Important challenge is to visualise the meaning of negative flows in an intuitive way, e.g. by using name changes instead of sign changes in the user interface.
Allow users to extract data from the SUT, using graphical user interface with pre-defined queries. Users only to see the download link.
For product comparison, if uncertainty allows a clear statement, provide which option has the smallest footprint (understood as social cost), possibly with an additional graphics as above. If uncertainty does not allow a clear statement: uncertainty is too large to say which one has the lowest smallest footprint, the graph should show an indication of the largest contributor to the uncertainty.
Graphical access to Direct Requirement Matrix and Leontief inverse matrix, using existing user friendly visualizations, like Sankey diagrams or pymrio, visualize the meaning of negative flows in an intuitive way.
See Research Data Alliance recommendations on Data citation of evolving data.
Introduce BONSAI core data and product footprint data into wikipedia
Specifications: BONSAI could be linked to other general data providers like Wolfram Alpha (open for any additional data source).

Data download

Description of task: Both the raw data and the calculated product footprints shall be available to the general public in an easily accessible way (e.g. CSV). The interface should also allow to download the entire database. Users only see the download link.

Technical specifications:

User communities

The purpose is to support specific user communities, both within the existing LCA/footprint community and outside (for example in the material flow and economic modelling communities), in designing web-tools for interacting with the basic data of the BONSAI database.
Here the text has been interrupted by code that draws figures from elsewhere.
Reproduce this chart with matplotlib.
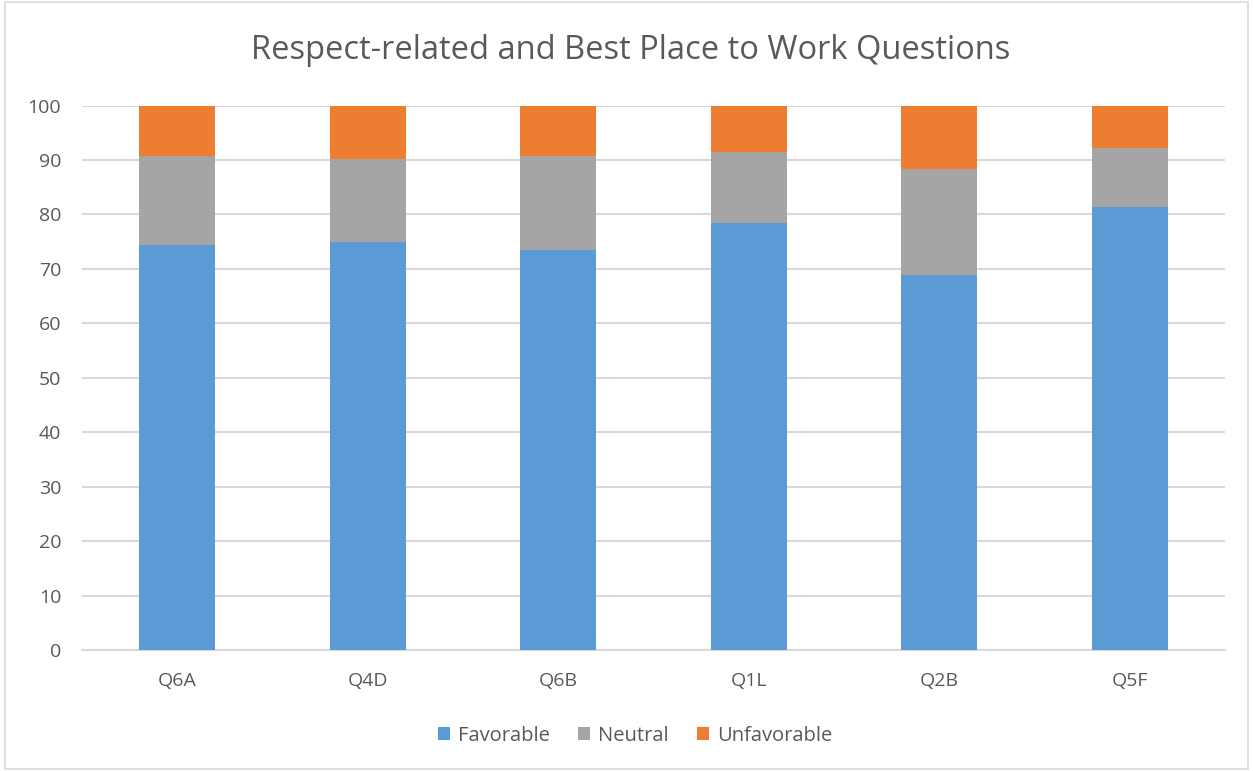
import matplotlib.pyplot as plt
import numpy as np
from matplotlib.patches import Rectangle

categories = ["Q6A", "Q4D", "Q6B", "Q1L", "Q2B", "Q5F"]
favorable = [74.4, 74.9, 73.4, 78.5, 68.9, 81.4]
neutral = [16.4, 15.3, 17.4, 12.9, 19.5, 10.8]
unfavorable = [9.2, 9.8, 9.2, 8.6, 11.6, 7.8]

plt.rcParams['font.family'] = ['Open Sans', 'DejaVu Sans']
text_color = '#595959'
grid_color = '#d9d9d9'

fig = plt.figure(figsize=(12.53, 7.71), dpi=100)
ax = fig.add_axes([0.0654, 0.157, 0.9123, 0.706])

x = np.arange(len(categories))
fav = np.array(favorable)
neu = np.array(neutral)
unf = np.array(unfavorable)
w = 0.4
ax.bar(x, fav, w, color='#5b9bd5', label='Favorable', zorder=3)
ax.bar(x, neu, w, bottom=fav, color='#a5a5a5', label='Neutral', zorder=3)
ax.bar(x, unf, w, bottom=fav + neu, color='#ed7d31', label='Unfavorable', zorder=3)

ax.set_xlim(-0.5, len(categories) - 0.5)
ax.set_ylim(0, 100)
ax.set_yticks(range(0, 101, 10))
ax.set_xticks(x)
ax.set_xticklabels(categories)
ax.yaxis.grid(True, color=grid_color, linewidth=1.5, zorder=0)
for side in ['top', 'right', 'left']:
    ax.spines[side].set_visible(False)
ax.spines['bottom'].set_color(grid_color)
ax.spines['bottom'].set_linewidth(1.5)
ax.tick_params(axis='both', length=0, labelsize=14, colors=text_color)
ax.tick_params(axis='x', pad=16)
ax.tick_params(axis='y', pad=15)

# title and legend are centred on the whole chart, not the plot area
fig.text(0.503, 0.935, 'Respect-related and Best Place to Work Questions',
         fontsize=23.5, color=text_color, ha='center', va='center')

fig.legend(*ax.get_legend_handles_labels(), loc='center',
           bbox_to_anchor=(0.507, 0.046), ncol=3,
           frameon=False, fontsize=14.5, labelcolor=text_color,
           handlelength=0.6, handleheight=0.6, columnspacing=1.4,
           handletextpad=0.4)

fig.patches.append(Rectangle((0.004, 0.003), 0.992, 0.994, transform=fig.transFigure,
                             fill=False, edgecolor=grid_color, linewidth=1.2))

fig.savefig('out.png', dpi=100)
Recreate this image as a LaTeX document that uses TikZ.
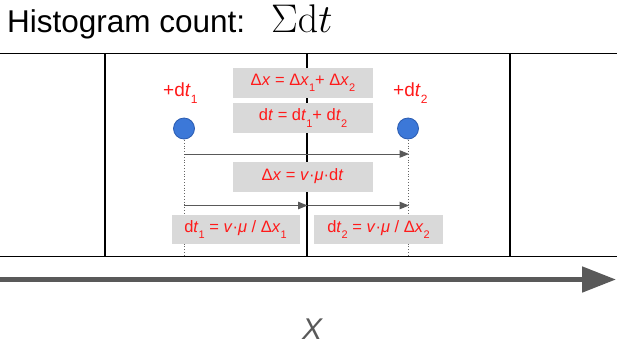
\RequirePackage{fix-cm}
\documentclass[tikz,border=0pt]{standalone}
\usepackage[no-math]{fontspec}
\setmainfont{Liberation Sans}
\usetikzlibrary{arrows.meta}
\definecolor{txtred}{HTML}{FF1A1A}
\definecolor{boxgray}{HTML}{D9D9D9}
\definecolor{axgray}{HTML}{595959}
\definecolor{dotblue}{HTML}{3C78D8}
\definecolor{dotedge}{HTML}{2A5BB0}
\newcommand{\sbx}[1]{\raisebox{-6.5pt}{\fontsize{11}{11}\selectfont #1}}
\newcommand{\sbl}[1]{\raisebox{-7pt}{\fontsize{12}{12}\selectfont #1}}
\tikzset{
  eqbox/.style={fill=boxgray, text=txtred, minimum height=30pt, inner sep=0pt,
    font=\fontsize{16.5}{16.5}\selectfont},
  bin/.style={line width=1.6pt, black},
  dotball/.style={circle, fill=dotblue, draw=dotedge, line width=0.8pt, minimum size=21pt, inner sep=0pt},
  guide/.style={dotted, gray!80!black, line width=0.8pt},
  flow/.style={axgray, line width=1pt, -{Triangle[length=9.5pt,width=7.5pt]}},
  tag/.style={text=txtred, font=\fontsize{19}{19}\selectfont, inner sep=0pt}
}
\begin{document}
\begin{tikzpicture}[x=1pt,y=-1pt]
\useasboundingbox (0,0) rectangle (617,349);
% title
\node[anchor=base west, inner sep=0pt, font=\fontsize{31.5}{31.5}\selectfont] (title) at (7,32) {Histogram count:};
\node[anchor=base west, inner sep=0pt, font=\fontsize{40}{40}\selectfont] (sum) at (271,32) {$\Sigma\mathrm{d}t$};
% bins
\coordinate (tl) at (0,53.5);
\coordinate (tr) at (617,53.5);
\coordinate (bl) at (0,256.5);
\coordinate (br) at (617,256.5);
\draw[bin] (tl) -- (tr);
\draw[bin] (bl) -- (br);
\coordinate (v1t) at (105,53.5); \coordinate (v1b) at (105,256.5);
\coordinate (v2t) at (307,53.5); \coordinate (v2b) at (307,256.5);
\coordinate (v3t) at (510,53.5); \coordinate (v3b) at (510,256.5);
\draw[bin] (v1t) -- (v1b);
\draw[bin] (v2t) -- (v2b);
\draw[bin] (v3t) -- (v3b);
% guides
\coordinate (g1t) at (184,140); \coordinate (g1b) at (184,256);
\coordinate (g2t) at (408,140); \coordinate (g2b) at (408,256);
\draw[guide] (g1t) -- (g1b);
\draw[guide] (g2t) -- (g2b);
% arrows
\coordinate (a1s) at (184,154); \coordinate (a1e) at (409,154);
\coordinate (a2s) at (184,205.5); \coordinate (a2m) at (307.5,205.5); \coordinate (a2e) at (409,205.5);
\draw[flow] (a1s) -- (a1e);
\draw[flow] (a2s) -- (a2m);
\draw[flow] (a2m) -- (a2e);
% boxes
\node[eqbox, minimum width=140pt] (b1) at (303,83) {Δ\textit{x} = Δ\textit{x}\sbx{1}+ Δ\textit{x}\sbx{2}};
\node[eqbox, minimum width=140pt] (b2) at (303,118) {d\textit{t} = d\textit{t}\sbx{1}+ d\textit{t}\sbx{2}};
\node[eqbox, minimum width=140pt] (b3) at (302.5,176.5) {Δ\textit{x} = \textit{v}·\textit{μ}·d\textit{t}};
\node[eqbox, minimum width=128pt, minimum height=29pt] (b4) at (235.5,229.5) {d\textit{t}\sbx{1} = \textit{v}·\textit{μ} / Δ\textit{x}\sbx{1}};
\node[eqbox, minimum width=129pt, minimum height=29pt] (b5) at (378.5,229.5) {d\textit{t}\sbx{2} = \textit{v}·\textit{μ} / Δ\textit{x}\sbx{2}};
% particles
\node[dotball] (p1) at (184,128.5) {};
\node[dotball] (p2) at (408,128.5) {};
\node[tag, anchor=base west] (l1) at (163,96) {+d\textit{t}\sbl{1}};
\node[tag, anchor=base west] (l2) at (393,96) {+d\textit{t}\sbl{2}};
% axis
\coordinate (ax0) at (0,279.5);
\coordinate (ax1) at (616,279.5);
\draw[axgray, line width=5pt, -{Triangle[length=34pt,width=25pt]}] (ax0) -- (ax1);
\node[text=axgray, font=\fontsize{30}{30}\itshape\selectfont, inner sep=0pt] (xl) at (312,329) {X};
\end{tikzpicture}
\end{document}
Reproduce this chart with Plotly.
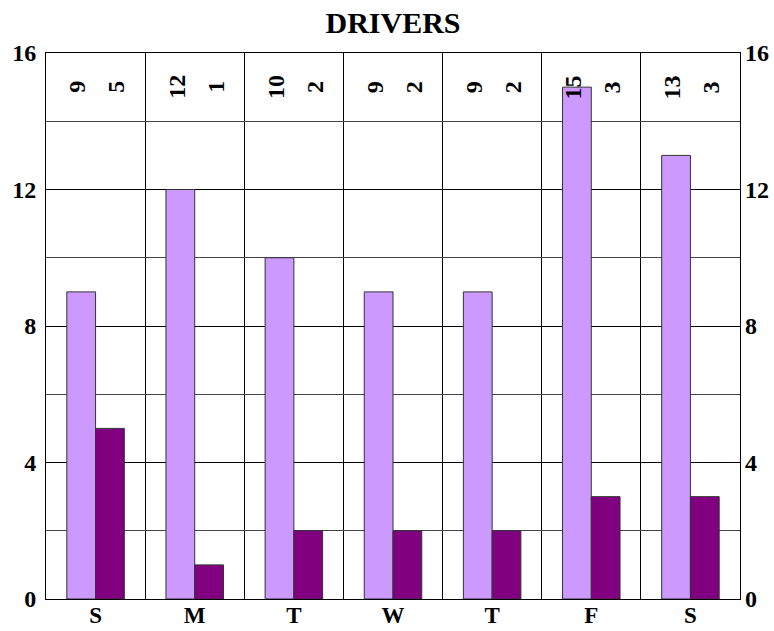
import plotly.graph_objects as go

# Daily driver counts
days = ["S", "M", "T", "W", "T", "F", "S"]
series_a = [9, 12, 10, 9, 9, 15, 13]
series_b = [5, 1, 2, 2, 2, 3, 3]
y_ticks = [0, 4, 8, 12, 16]

x = list(range(len(days)))
FONT = "Liberation Serif, Times New Roman, serif"

fig = go.Figure()
fig.add_trace(go.Bar(
    x=x, y=series_a, marker=dict(color="#CC99FF", line=dict(color="#333333", width=1)),
    showlegend=False, hoverinfo="y",
))
fig.add_trace(go.Bar(
    x=x, y=series_b, marker=dict(color="#800080", line=dict(color="#333333", width=1)),
    showlegend=False, hoverinfo="y",
))
# invisible trace to carry the right-hand axis
fig.add_trace(go.Scatter(x=[x[0]], y=[0], yaxis="y2", mode="markers",
                         marker=dict(opacity=0), showlegend=False, hoverinfo="skip"))

# value labels along the top of each day column
for xi, a, b in zip(x, series_a, series_b):
    for val, shift in ((a, -18), (b, 21)):
        fig.add_annotation(
            x=xi, y=15, xshift=shift, text=f"<b>{val}</b>", textangle=-90,
            showarrow=False, yanchor="middle", xanchor="center",
            font=dict(family=FONT, size=24, color="black"),
        )

tickfont = dict(family=FONT, size=24, color="black")
bold = lambda labels: [f"<b>{t}</b>" for t in labels]

fig.update_layout(
    width=774, height=631,
    margin=dict(l=46, r=34, t=53, b=32, autoexpand=False),
    paper_bgcolor="white", plot_bgcolor="white",
    barmode="group", bargap=0.42, bargroupgap=0,
    title=dict(text="<b>DRIVERS</b>", x=0.5, xref="paper", y=0.965, yanchor="middle",
               xanchor="center", font=dict(family=FONT, size=30, color="black")),
    xaxis=dict(
        range=[-0.5, len(days) - 0.5], tickvals=x, ticktext=bold(days),
        showgrid=False, ticks="", tickfont=dict(family=FONT, size=23, color="black"),
        automargin=False, ticklabelstandoff=-5,
        showline=True, linecolor="black", linewidth=1, mirror=True,
        minor=dict(tickvals=[i + 0.5 for i in x[:-1]], showgrid=True,
                   gridcolor="black", gridwidth=1, ticks=""),
        zeroline=False, fixedrange=True,
    ),
    yaxis=dict(
        range=[0, 16], tickvals=y_ticks, ticktext=bold(str(v) for v in y_ticks),
        showgrid=True, gridcolor="black", gridwidth=1, ticks="",
        tickfont=tickfont, ticklabelstandoff=4, automargin=False,
        showline=True, linecolor="black", linewidth=1, mirror=True,
        minor=dict(dtick=2, tick0=0, showgrid=True, gridcolor="#444444", gridwidth=1, ticks=""),
        zeroline=False,
    ),
    yaxis2=dict(
        range=[0, 16], tickvals=y_ticks, ticktext=bold(str(v) for v in y_ticks),
        overlaying="y", side="right", showgrid=False, ticks="", automargin=False,
        tickfont=tickfont, zeroline=False, showline=False, ticklabelstandoff=4,
    ),
)

fig.write_html("out.html")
A higher number of users increases the interest in maintaintn and improving the database.

The aim is to allow users to specify additional data filters and system algorithms for specific needs (for example, using only data that have been additionally reviewed, algorithms that support specific legal requirements, and commercial add-ons to the otherwise Open Source database).

Address CGE modellers: cross-elasticities can be interesting, dynamic aspects, scenario vs. short-term perturbation
Address detailed IAM modellers: MARKAL, IMAGE.